MIAMI, FL. State inspectors walked into Fritanga Cana Brava 3 on NW 7th Street on July 9 and documented food not cooked to required minimum temperatures, toxic chemicals improperly stored near food prep areas, and shellfish with no identification records — seven high-severity violations in a single visit, and the restaurant remained open.
What Inspectors Found
The most immediately dangerous finding was food not cooked to the required minimum temperature. At a fritanga, a Latin American restaurant format built around grilled and fried meats, undercooking is not an abstract concern — it is the central risk of the operation.
Inspectors also found toxic chemicals improperly stored or labeled. That citation means cleaning agents or other hazardous substances were kept in proximity to food or food prep surfaces, or were in containers that did not clearly identify their contents.

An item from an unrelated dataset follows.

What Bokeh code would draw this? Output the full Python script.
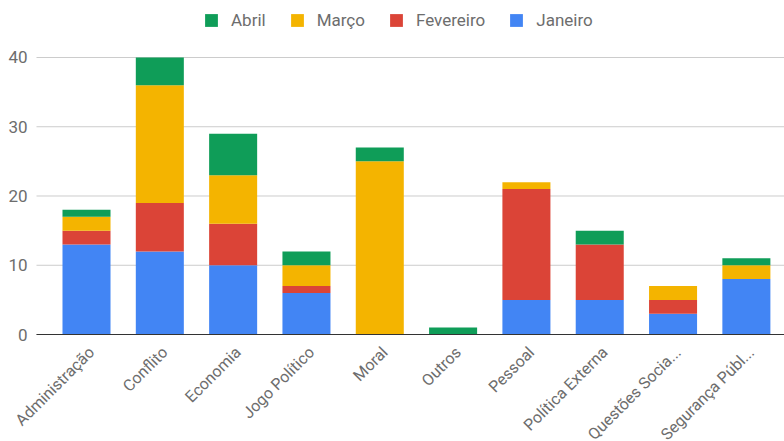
import math
from bokeh.plotting import figure
from bokeh.models import (ColumnDataSource, Range1d, Legend, LegendItem, LabelSet)
from bokeh.core.properties import value
from bokeh.embed import file_html
from bokeh.resources import INLINE

categories = ["Administração", "Conflito", "Economia", "Jogo Político", "Moral",
              "Outros", "Pessoal", "Política Externa", "Questões Socia...", "Segurança Públ..."]
janeiro   = [13, 12, 10, 6, 0, 0, 5, 5, 3, 8]
fevereiro = [2, 7, 6, 1, 0, 0, 16, 8, 2, 0]
marco     = [2, 17, 7, 3, 25, 0, 1, 0, 2, 2]
abril     = [1, 4, 6, 2, 2, 1, 0, 2, 0, 1]
series_names = ["Janeiro", "Fevereiro", "Março", "Abril"]
colors = ["#4285F4", "#DB4437", "#F4B400", "#0F9D58"]
y_ticks = [0, 10, 20, 30, 40]

X0, X1 = -0.182, 10.02          # plotting-area extent in data units
xs = [i + 0.5 for i in range(len(categories))]
source = ColumnDataSource(dict(x=xs, Janeiro=janeiro, Fevereiro=fevereiro,
                               Março=marco, Abril=abril))
xlab_source = ColumnDataSource(dict(x=xs, y=[0] * len(xs), text=categories))
ylab_source = ColumnDataSource(dict(x=[X0] * len(y_ticks), y=y_ticks,
                                    text=[str(t) for t in y_ticks]))
grid_source = ColumnDataSource(dict(x0=[X0] * len(y_ticks), x1=[X1] * len(y_ticks),
                                    y=y_ticks))

p = figure(width=784, height=441, output_backend="svg", toolbar_location=None,
           x_range=Range1d(-0.673, X1), y_range=Range1d(-15.45, 48.23),
           min_border_left=0, min_border_right=0, min_border_top=0,
           min_border_bottom=0)
p.outline_line_color = None
p.background_fill_color = "white"
p.border_fill_color = "white"
p.xaxis.visible = False
p.yaxis.visible = False
p.xgrid.grid_line_color = None
p.ygrid.grid_line_color = None

# gridlines
p.segment(x0="x0", x1="x1", y0="y", y1="y", source=grid_source,
          line_color="#cccccc", line_width=1)

renderers = p.vbar_stack(series_names, x="x", width=0.655, color=colors,
                         line_color=None, source=source)

# baseline
p.segment(x0=[X0], x1=[X1], y0=[0], y1=[0], line_color="#333333", line_width=1.2)

# y tick labels
p.add_layout(LabelSet(x="x", y="y", text="text", source=ylab_source,
                      text_align="right", text_baseline="middle", x_offset=-9,
                      text_font=value("Roboto"), text_font_size="17px",
                      text_color="#6d6d6d"))

# x category labels (rotated)
p.add_layout(LabelSet(x="x", y="y", text="text", source=xlab_source,
                      angle=math.pi / 4, text_align="right", text_baseline="middle",
                      x_offset=5, y_offset=-15, text_font=value("Roboto"),
                      text_font_size="16px", text_color="#6d6d6d"))

# legend (reverse order)
items = [LegendItem(label=n, renderers=[r]) for n, r in zip(series_names, renderers)][::-1]
legend = Legend(items=items, orientation="horizontal", location=(203, 411),
                glyph_width=16, glyph_height=16, label_standoff=12, spacing=23,
                padding=0, margin=0, border_line_color=None,
                background_fill_alpha=0, label_text_font="Roboto",
                label_text_font_size="17px", label_text_color="#6d6d6d",
                label_height=16)
p.add_layout(legend, "center")

open("out.html", "w").write(file_html(p, INLINE))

Shellfish on the menu had no identification tags or records. That means inspectors could not determine where those oysters, clams, or mussels came from. Food contact surfaces were not properly cleaned or sanitized, a finding that points to contamination risk across every dish prepared at those surfaces.
Employees were observed using improper handwashing technique, and the facility had no written employee health policy. The facility also posted no consumer advisory warning customers about the risks of raw or undercooked foods.
What These Violations Mean
The undercooked food citation is among the most direct threats to customer health in the inspection record. Salmonella in poultry, for example, survives below 165 degrees Fahrenheit. A customer who ate improperly cooked meat at Fritanga Cana Brava 3 on July 9 had no way of knowing the food had not reached a safe temperature.
The shellfish traceability failure compounds that risk in a different direction. Shellfish are filter feeders that concentrate pathogens from the water they grow in. The identification tag system exists so that, if a customer becomes ill, health officials can trace the shellfish back to a specific harvest location and pull product from the same source. Without those records at Fritanga Cana Brava 3, that chain breaks entirely.
The improper handwashing citation is not about whether employees washed their hands. It means they did wash their hands, but the technique was wrong — leaving pathogens on skin even after the attempt. Combined with no employee health policy, the facility had no formal mechanism to keep a sick worker out of the kitchen and no reliable way to ensure clean hands were actually clean.
Improperly stored or labeled chemicals near food prep areas represent a different category of harm: not bacterial, but chemical. Mislabeled containers or chemicals stored adjacent to food create conditions for acute poisoning that can affect any customer, regardless of immune status or age.
The Longer Record
The July 9 inspection was not an isolated bad day. State records show 25 inspections on file for Fritanga Cana Brava 3, with 272 total violations documented across that history.
The pattern of high-severity violations runs through nearly every inspection in the recent record. In December 2023, inspectors cited 8 high-severity violations in a single visit. The August 2025 inspection produced 5 high-severity violations. Two separate inspections conducted on the same day in October 2025 turned up 2 and 4 high-severity violations respectively.
High-severity violations appeared in every documented inspection going back to at least 2023. The categories shift somewhat from visit to visit, but the volume does not. The July 9 tally of 7 high-severity violations is the second-highest single-visit count in the recent record, behind only December 2023.
The facility has never been emergency-closed in its inspection history.
The Longer Record in Context
Twenty-five inspections. Two hundred and seventy-two total violations. No emergency closure.
That combination is what the record shows at Fritanga Cana Brava 3 as of July 9, 2026. The July visit added 7 more high-severity citations to that total, including undercooking, unlabeled chemicals, and shellfish with no traceable origin.
The restaurant on NW 7th Street was open for business when inspectors left.